At the time, the United States had just issued a level four travel advisory, hot on the heels of the July 7, 2021 assassination of President Jovenel Moise, advising Americans to leave violence-torn Haiti and to make evacuation plans that “do not rely on US Government assistance”. That’s how bad things were.
A year later, things are exponentially worse in Haiti.
As if to mock a United Nations Security Council resolution Friday calling for all countries to cut off small arms, light weapons and ammunition to anyone there supporting gang violence and criminal activity, 99 people were reported killed in fighting between rival gangs in the infamous Cite Soleil district alone.
Officials in Haiti’s capital reported that as a result of the fighting between the Cite Soleil gangs, Doctors Without Borders had sounded the alarm that thousands of people were trapped in the district without drinking water, food and medical care.
The Associated Press said a year after Moïse’s assassination, gang violence is even worse, and Haiti had gone into a free fall that has seen the economy tumble and many Haitians fleeing the country to escape the turmoil. At the same time, attempts to form a coalition government had faltered, and efforts to hold general elections stalled.

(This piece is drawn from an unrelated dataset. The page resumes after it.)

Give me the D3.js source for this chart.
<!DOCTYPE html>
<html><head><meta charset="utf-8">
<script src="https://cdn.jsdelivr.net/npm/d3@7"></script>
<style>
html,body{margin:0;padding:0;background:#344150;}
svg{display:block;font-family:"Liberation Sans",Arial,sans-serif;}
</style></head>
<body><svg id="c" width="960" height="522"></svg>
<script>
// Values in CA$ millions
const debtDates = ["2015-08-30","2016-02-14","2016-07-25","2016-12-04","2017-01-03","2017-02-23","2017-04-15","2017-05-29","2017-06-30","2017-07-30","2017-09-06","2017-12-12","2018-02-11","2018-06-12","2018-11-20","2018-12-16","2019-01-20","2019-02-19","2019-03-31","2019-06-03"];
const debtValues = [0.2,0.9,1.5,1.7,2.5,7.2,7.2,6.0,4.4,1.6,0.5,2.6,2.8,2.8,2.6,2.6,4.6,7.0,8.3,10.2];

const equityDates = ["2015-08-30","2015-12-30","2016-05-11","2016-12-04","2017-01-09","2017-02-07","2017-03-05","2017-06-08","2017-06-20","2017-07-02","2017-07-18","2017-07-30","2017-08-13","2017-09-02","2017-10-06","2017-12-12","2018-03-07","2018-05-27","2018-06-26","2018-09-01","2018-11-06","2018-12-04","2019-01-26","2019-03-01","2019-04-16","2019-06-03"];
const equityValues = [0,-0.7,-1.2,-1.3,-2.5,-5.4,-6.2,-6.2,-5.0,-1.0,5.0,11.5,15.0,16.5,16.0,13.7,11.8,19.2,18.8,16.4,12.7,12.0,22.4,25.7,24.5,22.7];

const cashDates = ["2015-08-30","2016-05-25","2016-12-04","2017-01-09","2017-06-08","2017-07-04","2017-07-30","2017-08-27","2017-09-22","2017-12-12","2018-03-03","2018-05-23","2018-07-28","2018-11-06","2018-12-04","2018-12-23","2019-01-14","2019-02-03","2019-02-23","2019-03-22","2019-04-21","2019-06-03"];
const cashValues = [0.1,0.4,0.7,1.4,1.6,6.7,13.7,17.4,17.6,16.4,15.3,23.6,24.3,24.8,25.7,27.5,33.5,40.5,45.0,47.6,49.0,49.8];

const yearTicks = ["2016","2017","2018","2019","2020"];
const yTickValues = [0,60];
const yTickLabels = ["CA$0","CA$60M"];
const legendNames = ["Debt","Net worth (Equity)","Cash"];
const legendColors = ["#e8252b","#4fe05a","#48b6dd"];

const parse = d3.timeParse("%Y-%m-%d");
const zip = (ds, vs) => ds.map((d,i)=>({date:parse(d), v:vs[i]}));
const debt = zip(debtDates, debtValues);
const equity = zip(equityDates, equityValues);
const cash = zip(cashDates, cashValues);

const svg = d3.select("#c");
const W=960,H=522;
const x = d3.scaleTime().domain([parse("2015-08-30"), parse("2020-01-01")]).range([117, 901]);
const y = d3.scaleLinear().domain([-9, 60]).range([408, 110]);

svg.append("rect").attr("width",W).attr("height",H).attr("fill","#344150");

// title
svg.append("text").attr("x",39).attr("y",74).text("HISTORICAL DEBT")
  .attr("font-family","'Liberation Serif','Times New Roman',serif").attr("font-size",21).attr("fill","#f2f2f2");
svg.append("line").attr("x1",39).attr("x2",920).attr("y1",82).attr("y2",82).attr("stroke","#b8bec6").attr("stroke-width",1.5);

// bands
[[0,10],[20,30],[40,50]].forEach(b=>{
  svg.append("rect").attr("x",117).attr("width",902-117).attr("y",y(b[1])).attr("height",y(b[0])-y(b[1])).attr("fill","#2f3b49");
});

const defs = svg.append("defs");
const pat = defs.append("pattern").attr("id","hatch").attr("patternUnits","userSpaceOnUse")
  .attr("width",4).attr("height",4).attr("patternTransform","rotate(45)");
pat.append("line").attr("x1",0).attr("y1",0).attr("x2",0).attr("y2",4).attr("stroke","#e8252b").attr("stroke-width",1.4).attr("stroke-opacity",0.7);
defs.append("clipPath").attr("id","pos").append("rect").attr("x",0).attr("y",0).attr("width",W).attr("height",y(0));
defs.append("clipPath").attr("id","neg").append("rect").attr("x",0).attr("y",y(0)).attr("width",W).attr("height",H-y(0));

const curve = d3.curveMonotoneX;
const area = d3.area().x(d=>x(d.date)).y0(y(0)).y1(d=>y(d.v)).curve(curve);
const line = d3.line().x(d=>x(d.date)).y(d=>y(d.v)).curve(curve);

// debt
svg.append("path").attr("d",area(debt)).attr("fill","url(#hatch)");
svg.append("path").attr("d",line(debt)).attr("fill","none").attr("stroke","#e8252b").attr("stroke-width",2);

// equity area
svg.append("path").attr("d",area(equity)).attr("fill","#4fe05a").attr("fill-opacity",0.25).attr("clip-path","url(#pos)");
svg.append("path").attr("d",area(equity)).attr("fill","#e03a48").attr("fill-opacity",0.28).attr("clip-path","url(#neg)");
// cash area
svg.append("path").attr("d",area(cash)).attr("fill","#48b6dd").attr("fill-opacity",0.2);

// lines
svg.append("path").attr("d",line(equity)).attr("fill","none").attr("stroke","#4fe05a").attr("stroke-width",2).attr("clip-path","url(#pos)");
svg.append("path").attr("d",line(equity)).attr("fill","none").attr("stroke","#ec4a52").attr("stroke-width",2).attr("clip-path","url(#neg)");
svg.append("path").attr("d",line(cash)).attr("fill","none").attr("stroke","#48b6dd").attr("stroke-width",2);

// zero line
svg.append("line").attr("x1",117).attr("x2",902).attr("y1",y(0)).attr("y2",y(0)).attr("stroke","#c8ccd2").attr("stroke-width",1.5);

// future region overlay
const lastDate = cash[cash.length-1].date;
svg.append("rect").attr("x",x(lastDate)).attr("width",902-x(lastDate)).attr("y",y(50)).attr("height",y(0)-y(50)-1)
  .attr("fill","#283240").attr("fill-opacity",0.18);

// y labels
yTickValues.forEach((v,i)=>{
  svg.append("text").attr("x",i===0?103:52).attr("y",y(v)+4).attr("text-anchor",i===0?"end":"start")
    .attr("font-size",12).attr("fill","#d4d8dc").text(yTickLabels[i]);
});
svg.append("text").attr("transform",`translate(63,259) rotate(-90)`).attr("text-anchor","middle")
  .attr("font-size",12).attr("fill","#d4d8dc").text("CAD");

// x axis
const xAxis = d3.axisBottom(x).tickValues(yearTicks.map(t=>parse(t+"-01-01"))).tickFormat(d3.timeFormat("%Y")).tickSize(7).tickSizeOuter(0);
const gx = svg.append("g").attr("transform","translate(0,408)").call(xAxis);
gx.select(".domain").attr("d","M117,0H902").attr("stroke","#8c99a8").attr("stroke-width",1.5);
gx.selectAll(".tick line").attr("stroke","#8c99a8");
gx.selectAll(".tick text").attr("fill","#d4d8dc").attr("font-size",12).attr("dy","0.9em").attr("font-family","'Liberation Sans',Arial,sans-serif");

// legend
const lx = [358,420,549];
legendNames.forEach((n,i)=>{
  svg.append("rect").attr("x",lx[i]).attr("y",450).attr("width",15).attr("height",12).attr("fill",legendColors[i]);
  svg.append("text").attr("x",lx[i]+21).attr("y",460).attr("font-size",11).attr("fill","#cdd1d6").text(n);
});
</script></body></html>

UN officials said that between January and the end of June this year, they had documented 934 killings; 684 injuries and 680 kidnappings across the capital. In addition, over a five-day period, from July 8 to 12, at least 234 more people were killed or injured in gang-related violence in Cite Soleil, the largest of Haiti’s sprawling slums.
The Security Council resolution, importantly, extended the mission known as BINUH, which expired last Friday, until July 15, 2023, allowing the UN to continue “its critical advisory efforts in support of facilitating political dialogue, enhancing the capacity of the Haitian National Police to address gang violence and protecting human rights”.

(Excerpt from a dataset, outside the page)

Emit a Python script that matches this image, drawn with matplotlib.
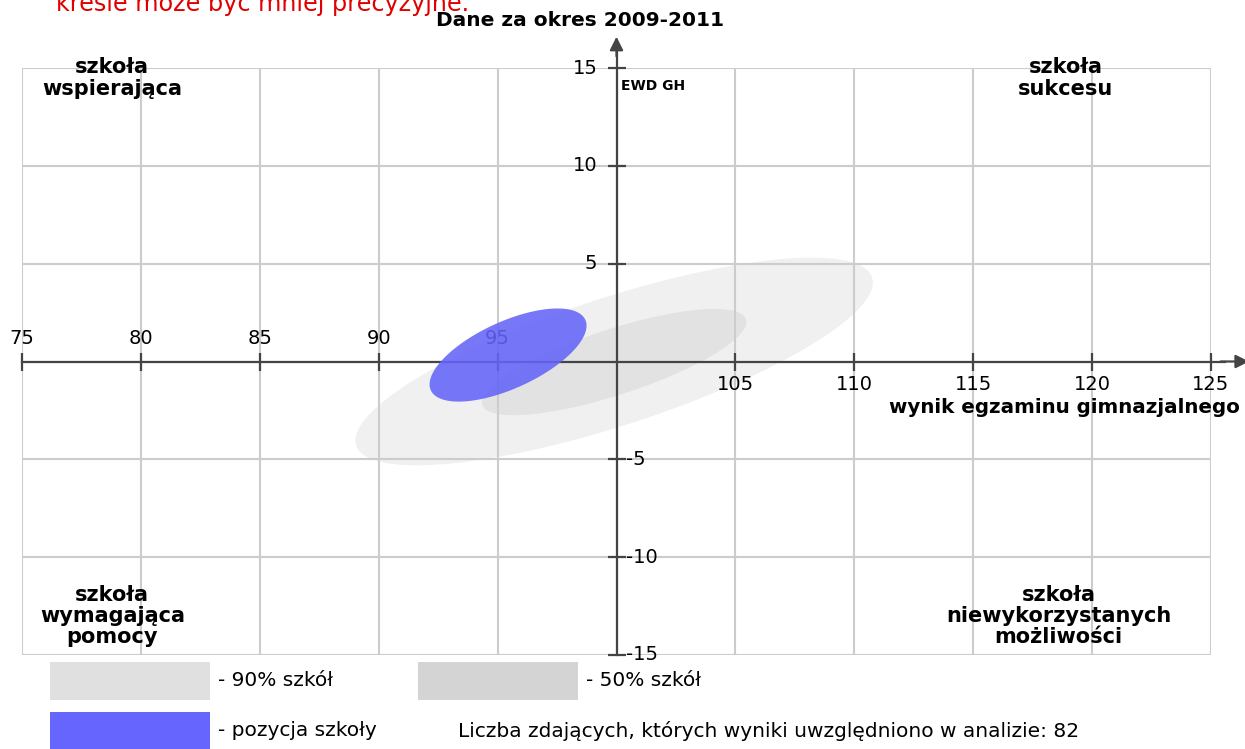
import numpy as np
import matplotlib.pyplot as plt
from matplotlib.patches import Rectangle

# -------- data ----------
x_ticks = [75, 80, 85, 90, 95, 100, 105, 110, 115, 120, 125]
y_ticks = [-15, -10, -5, 5, 10, 15]

# ellipses: centre x, centre y, half-width (x), half-height (y), tilt phase (deg)
ell_90 = (99.9, 0.0, 10.85, 5.27, 40.0)
ell_50 = (99.9, -0.03, 5.53, 2.68, 40.0)
ell_school = (95.44, 0.33, 3.30, 2.38, 51.0)

n_students = 82

W, H = 1245, 749
fig = plt.figure(figsize=(W / 100, H / 100), dpi=100)
ax = fig.add_axes([22 / W, 1 - 655 / H, (1211 - 22) / W, (655 - 68) / H])
ax.set_xlim(75, 125)
ax.set_ylim(-15, 15)


def ellipse_xy(e, n=200):
    cx, cy, a, b, ph = e
    t = np.linspace(0, 2 * np.pi, n)
    return cx + a * np.cos(t), cy + b * np.cos(t - np.radians(ph))


# grid
for v in range(75, 126, 5):
    ax.axvline(v, color="#cccccc", lw=1.5, zorder=2)
for v in range(-15, 16, 5):
    ax.axhline(v, color="#cccccc", lw=1.5, zorder=2)
for s in ax.spines.values():
    s.set_visible(False)
ax.set_xticks([])
ax.set_yticks([])

# ellipses
x, y = ellipse_xy(ell_90)
ax.fill(x, y, color="#f0f0f0", zorder=1)
x, y = ellipse_xy(ell_50)
ax.fill(x, y, color="#e2e2e2", zorder=1.5)

# axes with arrows
axis_col = "#444444"
ax.plot([75, 125.6], [0, 0], color=axis_col, lw=1.6, zorder=3, clip_on=False)
ax.plot([100, 100], [-15, 15.9], color=axis_col, lw=1.6, zorder=3, clip_on=False)
ax.annotate("", xy=(126.6, 0), xytext=(125.4, 0), annotation_clip=False,
            arrowprops=dict(arrowstyle="-|>", color=axis_col, lw=1.6,
                            mutation_scale=20, shrinkA=0, shrinkB=0), zorder=3)
ax.annotate("", xy=(100, 16.6), xytext=(100, 15.6), annotation_clip=False,
            arrowprops=dict(arrowstyle="-|>", color=axis_col, lw=1.6,
                            mutation_scale=20, shrinkA=0, shrinkB=0), zorder=3)

xt = [v for v in x_ticks if v != 100]
ax.plot(xt, [0] * len(xt), ls="", marker="|", ms=13, mew=1.6, color=axis_col,
        zorder=3, clip_on=False)
ax.plot([100] * len(y_ticks), y_ticks, ls="", marker="_", ms=13, mew=1.6,
        color=axis_col, zorder=3, clip_on=False)

for v in xt:
    if v < 100:
        ax.text(v, 0.7, str(v), ha="center", va="bottom", fontsize=14, zorder=3)
    else:
        ax.text(v, -0.7, str(v), ha="center", va="top", fontsize=14, zorder=3)
for v in y_ticks:
    if v > 0:
        ax.text(99.2, v, str(v), ha="right", va="center", fontsize=14, zorder=3)
    else:
        ax.text(100.4, v, str(v), ha="left", va="center", fontsize=14, zorder=3)

# school position on top
x, y = ellipse_xy(ell_school)
ax.fill(x, y, color="#6464f8", alpha=0.88, lw=0, zorder=4)

# labels
ax.text(100.2, 14.1, "EWD GH", fontsize=10, fontweight="bold", ha="left",
        va="center", zorder=3)
ax.text(126.2, -2.35, "wynik egzaminu gimnazjalnego", fontsize=14.3,
        fontweight="bold", ha="right", va="center", zorder=3, clip_on=False)

corner_kw = dict(fontsize=15, fontweight="bold", ha="center", linespacing=1.08,
                 multialignment="center", zorder=3)
ax.text(78.8, 15.55, "szkoła\nwspierająca", va="top", **corner_kw)
ax.text(118.9, 15.55, "szkoła\nsukcesu", va="top", **corner_kw)
ax.text(78.8, -14.6, "szkoła\nwymagająca\npomocy", va="bottom", **corner_kw)
ax.text(118.6, -14.6, "szkoła\nniewykorzystanych\nmożliwości", va="bottom",
        **corner_kw)

# title and note
fig.text(580 / W, 1 - 20 / H, "Dane za okres 2009-2011", fontsize=14.5,
         fontweight="bold", ha="center", va="center")
fig.text(56 / W, 1 - 11 / H, "kresie może być mniej precyzyjne.", fontsize=17.2,
         color="#e00000", ha="left", va="baseline")

# legend
def legend_box(x0, y0, col):
    fig.add_artist(Rectangle((x0 / W, 1 - (y0 + 38) / H), 160 / W, 38 / H,
                             transform=fig.transFigure, color=col, lw=0))

legend_box(50, 662, "#e0e0e0")
legend_box(418, 662, "#d4d4d4")
legend_box(50, 712, "#6666ff")
leg_kw = dict(fontsize=14.5, ha="left", va="center")
fig.text(218 / W, 1 - 681 / H, "- 90% szkół", **leg_kw)
fig.text(586 / W, 1 - 681 / H, "- 50% szkół", **leg_kw)
fig.text(218 / W, 1 - 731 / H, "- pozycja szkoły", **leg_kw)
fig.text(458 / W, 1 - 731 / H,
         f"Liczba zdających, których wyniki uwzględniono w analizie: {n_students}",
         **leg_kw)

fig.savefig("out.png", dpi=100)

Having seen so many of these types of resolutions and interventions fail over many years, we have begun to feel a sense of despair for Haiti. After the flurry of international activity following the assassination of President Moise, it seems that everything is back to square one, except worse.
The UN agencies said some gangs were even denying access to drinking water and food in order to control the population, thereby aggravating malnutrition.

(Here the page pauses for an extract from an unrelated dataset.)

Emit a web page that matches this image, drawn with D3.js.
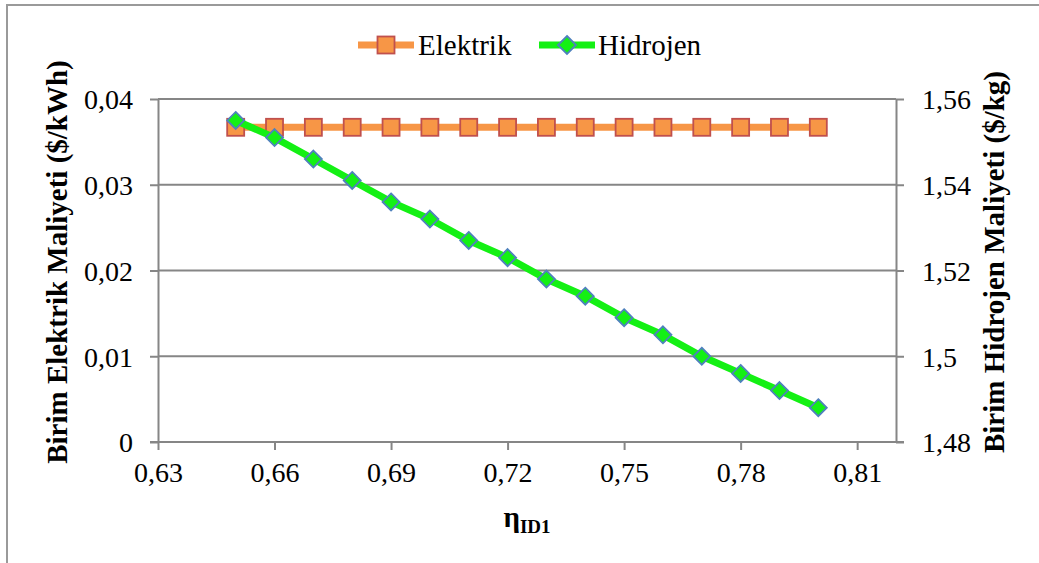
<!DOCTYPE html>
<html><head><meta charset="utf-8">
<script src="https://cdn.jsdelivr.net/npm/d3@7"></script>
<style>
body{margin:0;background:#fff;overflow:hidden}
svg text, svg tspan{font-family:"Liberation Serif" !important;}
</style>
</head><body>
<svg id="c" width="1039" height="563" style="font-family:'Liberation Serif'"></svg>
<script>
// ---- data ----
const xValues = [0.65,0.66,0.67,0.68,0.69,0.70,0.71,0.72,0.73,0.74,0.75,0.76,0.77,0.78,0.79,0.80];
const elektrik = [0.0367,0.0367,0.0367,0.0367,0.0367,0.0367,0.0367,0.0367,0.0367,0.0367,0.0367,0.0367,0.0367,0.0367,0.0367,0.0367];
const hidrojen = [1.555,1.551,1.546,1.541,1.536,1.532,1.527,1.523,1.518,1.514,1.509,1.505,1.500,1.496,1.492,1.488];
const xTicks = [0.63,0.66,0.69,0.72,0.75,0.78,0.81];
const yLeftTicks = [0,0.01,0.02,0.03,0.04];
const yRightTicks = [1.48,1.50,1.52,1.54,1.56];
const seriesNames = ["Elektrik","Hidrojen"];
const leftTitle = "Birim Elektrik Maliyeti ($/kWh)";
const rightTitle = "Birim Hidrojen Maliyeti ($/kg)";

// ---- setup ----
const svg = d3.select("#c");
const FONT = '"Liberation Serif"';
const gridCol = "#868686";
const loc = d3.formatLocale({decimal: ",", thousands: ".", grouping: [3], currency: ["", ""]});
const fmt = loc.format("~g");

const L = 158, R = 896, T = 99, B = 442;
const x = d3.scaleLinear().domain([0.63, 0.82]).range([L, R]);
const yL = d3.scaleLinear().domain([0, 0.04]).range([B, T]);
const yR = d3.scaleLinear().domain([1.48, 1.56]).range([B, T]);

// outer border
svg.append("rect").attr("x", 7).attr("y", 5).attr("width", 1200).attr("height", 800)
  .attr("fill", "#fff").attr("stroke", "#9a9a9a").attr("stroke-width", 2);

// gridlines
svg.append("g").selectAll("line").data(yLeftTicks.filter(d => d > 0)).join("line")
  .attr("x1", L).attr("x2", R).attr("y1", d => yL(d)).attr("y2", d => yL(d))
  .attr("stroke", gridCol).attr("stroke-width", 2);

function styleAxis(g) {
  g.attr("font-family", FONT).style("font-family", FONT);
  g.select(".domain").attr("stroke", gridCol).attr("stroke-width", 2);
  g.selectAll(".tick line").attr("stroke", gridCol).attr("stroke-width", 2);
  g.selectAll(".tick text").style("font-family", FONT).style("font-size", "28px").attr("fill", "#000");
}

// left axis
const gL = svg.append("g").attr("transform", `translate(${L},0)`)
  .call(d3.axisLeft(yL).tickValues(yLeftTicks).tickFormat(fmt).tickSize(8).tickSizeOuter(0).tickPadding(17));
styleAxis(gL);
gL.selectAll(".tick text").attr("dy", "0.35em");

// right axis
const gR = svg.append("g").attr("transform", `translate(${R},0)`)
  .call(d3.axisRight(yR).tickValues(yRightTicks).tickFormat(fmt).tickSize(8).tickSizeOuter(0).tickPadding(18));
styleAxis(gR);
gR.selectAll(".tick text").attr("dy", "0.35em");

// bottom axis
const gB = svg.append("g").attr("transform", `translate(0,${B})`)
  .call(d3.axisBottom(x).tickValues(xTicks).tickFormat(fmt).tickSize(8).tickSizeOuter(0).tickPadding(12));
styleAxis(gB);
gB.select(".domain").attr("d", `M${L - 8},0H${R + 8}`);
gB.selectAll(".tick text").attr("dy", "0.71em");

// axis titles
svg.append("text").attr("transform", `translate(57,262) rotate(-90)`)
  .attr("text-anchor", "middle").attr("dominant-baseline", "central")
  .style("font-family", FONT).style("font-weight", "bold").style("font-size", "29px").text(leftTitle);
svg.append("text").attr("transform", `translate(994,262) rotate(-90)`)
  .attr("text-anchor", "middle").attr("dominant-baseline", "central")
  .style("font-family", FONT).style("font-weight", "bold").style("font-size", "29px").text(rightTitle);

const xt = svg.append("text").attr("x", (L + R) / 2).attr("y", 527).attr("text-anchor", "middle")
  .style("font-family", FONT).style("font-weight", "bold").style("font-size", "29px");
xt.append("tspan").text("η");
xt.append("tspan").style("font-size", "19px").attr("dy", 6).text("ID1");

// series
const orange = "#F79646", orangeEdge = "#C0504D";
const green = "#14F014", greenEdge = "#4F81BD";
const dataE = xValues.map((v, i) => [v, elektrik[i]]);
const dataH = xValues.map((v, i) => [v, hidrojen[i]]);

svg.append("path").datum(dataE)
  .attr("d", d3.line().x(d => x(d[0])).y(d => yL(d[1])))
  .attr("fill", "none").attr("stroke", orange).attr("stroke-width", 7);
const sq = 17;
svg.append("g").selectAll("rect").data(dataE).join("rect")
  .attr("x", d => x(d[0]) - sq / 2).attr("y", d => yL(d[1]) - sq / 2)
  .attr("width", sq).attr("height", sq)
  .attr("fill", orange).attr("stroke", orangeEdge).attr("stroke-width", 1.8);

svg.append("path").datum(dataH)
  .attr("d", d3.line().x(d => x(d[0])).y(d => yR(d[1])))
  .attr("fill", "none").attr("stroke", green).attr("stroke-width", 7);
const dm = 8.5;
const diamond = (cx, cy, r) => `M${cx},${cy - r}L${cx + r},${cy}L${cx},${cy + r}L${cx - r},${cy}Z`;
svg.append("g").selectAll("path").data(dataH).join("path")
  .attr("d", d => diamond(x(d[0]), yR(d[1]), dm))
  .attr("fill", green).attr("stroke", greenEdge).attr("stroke-width", 1.8);

// legend
const lg = svg.append("g");
lg.append("line").attr("x1", 358).attr("x2", 414).attr("y1", 45).attr("y2", 45)
  .attr("stroke", orange).attr("stroke-width", 7);
lg.append("rect").attr("x", 386 - sq / 2).attr("y", 45 - sq / 2).attr("width", sq).attr("height", sq)
  .attr("fill", orange).attr("stroke", orangeEdge).attr("stroke-width", 1.8);
lg.append("text").attr("x", 418).attr("y", 55).style("font-family", FONT).style("font-size", "29px").text(seriesNames[0]);
lg.append("line").attr("x1", 539).attr("x2", 595).attr("y1", 45).attr("y2", 45)
  .attr("stroke", green).attr("stroke-width", 7);
lg.append("path").attr("d", diamond(567, 45, 9))
  .attr("fill", green).attr("stroke", greenEdge).attr("stroke-width", 1.8);
lg.append("text").attr("x", 598).attr("y", 55).style("font-family", FONT).style("font-size", "29px").text(seriesNames[1]);
</script>
</body></html>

The killing of the Haitian leader was only the latest episode in a morbid 218-year Haitian tale of upheavals, turmoil, betrayals, disasters — natural and man-made — and abject failure of governance.
We acknowledge that the refugee crisis sparked by Russia’s war on Ukraine is not the same as the situation in Haiti, but the results are hardly different. It is a question of life and death and Haiti has been suffering far longer.
The Western world has opened its arms and moved with alacrity and breakneck speed to welcome the Ukrainians. We applaud that. Can the same not be done for the Haitians feeling war-like conditions at home?